Читать «Москва / Modern Moscow. История культуры в рассказах и диалогах» онлайн - страница 42
Соломон Моисеевич Волков
И этот исполненный экзальтации дифирамб иконе появился в журнале “Аполлон”, самом влиятельном художественном издании предреволюционной поры, где прокламировался переход от дионисийского буйства прошлых лет к новой аполлонической ясности!
Большие выставки древнерусского искусства шли одна за другой, стали издаваться сборники “Русская икона”. Об иконах писали и в высоколобом журнале “София”, и в популярных газетах. И, как полагается, сей иконный ренессанс вызвал ожесточенную полемику. Не желая отдать монополию на древнерусское искусство символистам и акмеистам, со своей интерпретацией иконописи выступили московские художники-авангардисты.
* * *
Это было время мощного расцвета московского авангарда. В декабре 1910 года газеты оповестили об открытии на Большой Дмитровке “выставки живописи – «Бубновый валет»”. Это сочетание уже звучало как вызов! “Выставка живописи” – это нечто высококультурное, даже духовное… А “Бубновый валет” ассоциировался не только с игорным притоном, но и с “бубновым тузом” (так называли тогда ромбовидную нашивку на спине робы каторжанина).
Идея окрестить себя “бубновыми валетами” принадлежала Михаилу Ларионову, одному из лидеров группы молодых московских художников, в которую входили также Наталья Гончарова (верная спутница и соратница Ларионова), Аристарх Лентулов, Петр Кончаловский, Илья Машков и другие. Все мужчины в этой группе были как на подбор дюжими широкогрудыми русскими молодцами, но высокий, белобрысый, светлоглазый Ларионов особенно выделялся своей шумливостью и веселым напором. А стройная узкобедрая Гончарова, с ненакрашенным, гладким, почти иконописным лицом, когда начинала, поразмыслив, рассуждать об искусстве, то, словно по контрасту, говорила медленно и серьезно.
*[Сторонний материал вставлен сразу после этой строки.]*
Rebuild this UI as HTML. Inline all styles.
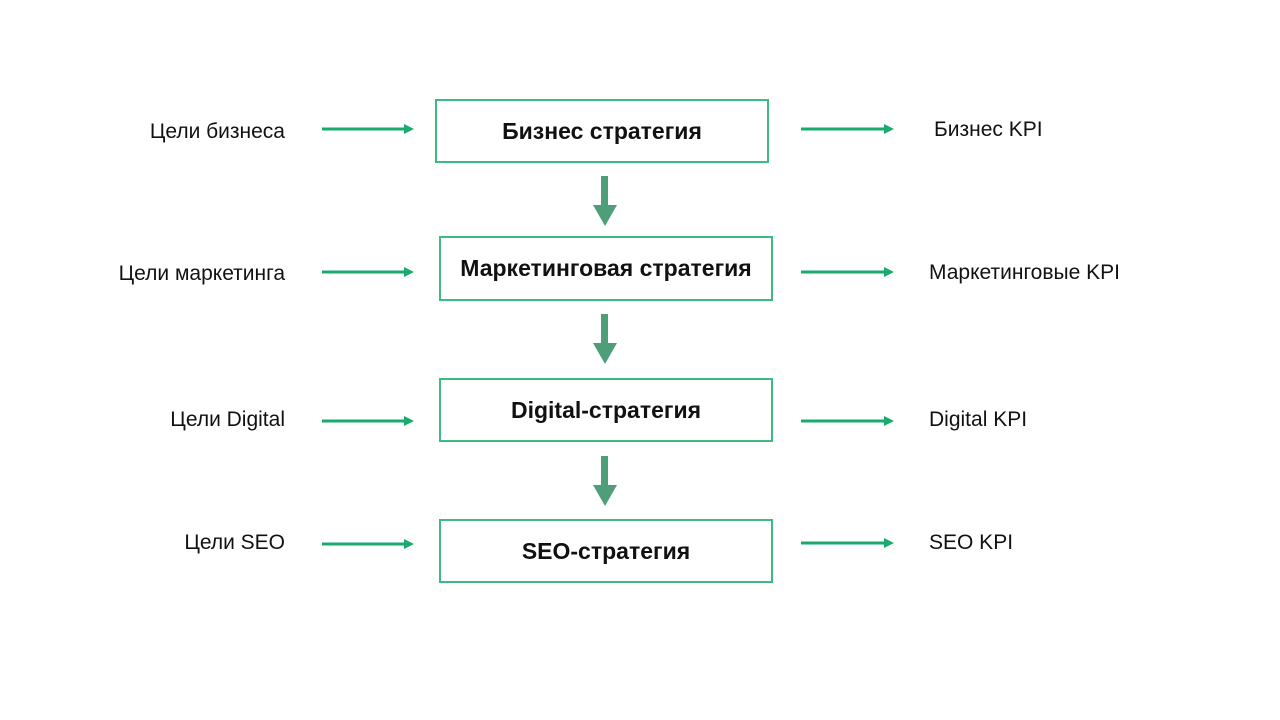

Гончарова и Ларионов были неразлучны, но упаси боже назвать Гончарову при Ларионове его женой – он тогда лез в драку.
Как вспоминал Лентулов, всем им претили и скучные анонсы “Товарищества передвижных художественных выставок” или “Союза русских художников”, и претенциозные названия символистских выставок вроде “Золотого руна” или “Голубой розы”. Когда Ларионов предложил свой эпатажный вариант – “Бубновый валет”, то даже дерзкий Лентулов поначалу заколебался. Но потом было решено: “Чем хуже – тем лучше!”
Расчет был на скандал, и он полностью оправдался. Посетителей вернисажа встречала афиша над входом, на которой, как на картах, были изображены два бубновых валета, один вверх головой, а другой – вниз. Гвоздем выставки было огромное, написанное за несколько дней полотно Машкова “Автопортрет и портрет Петра Кончаловского”: у одного художника в руках скрипка, у другого – ноты (слева раскрытое пианино, на крышке которого красуются толстые книги с надписями “Библия”, “Сезанн”). Но при этом, кроме спортивных трусов, на них ничего нет, на полу стоят гири и штанга, а справа на столе – откупоренная бутылка бенедиктина. Эта работа ошарашила даже Лентулова и Ларионова, который поначалу отказывался ее выставить и уступил только после долгих препирательств с Машковым.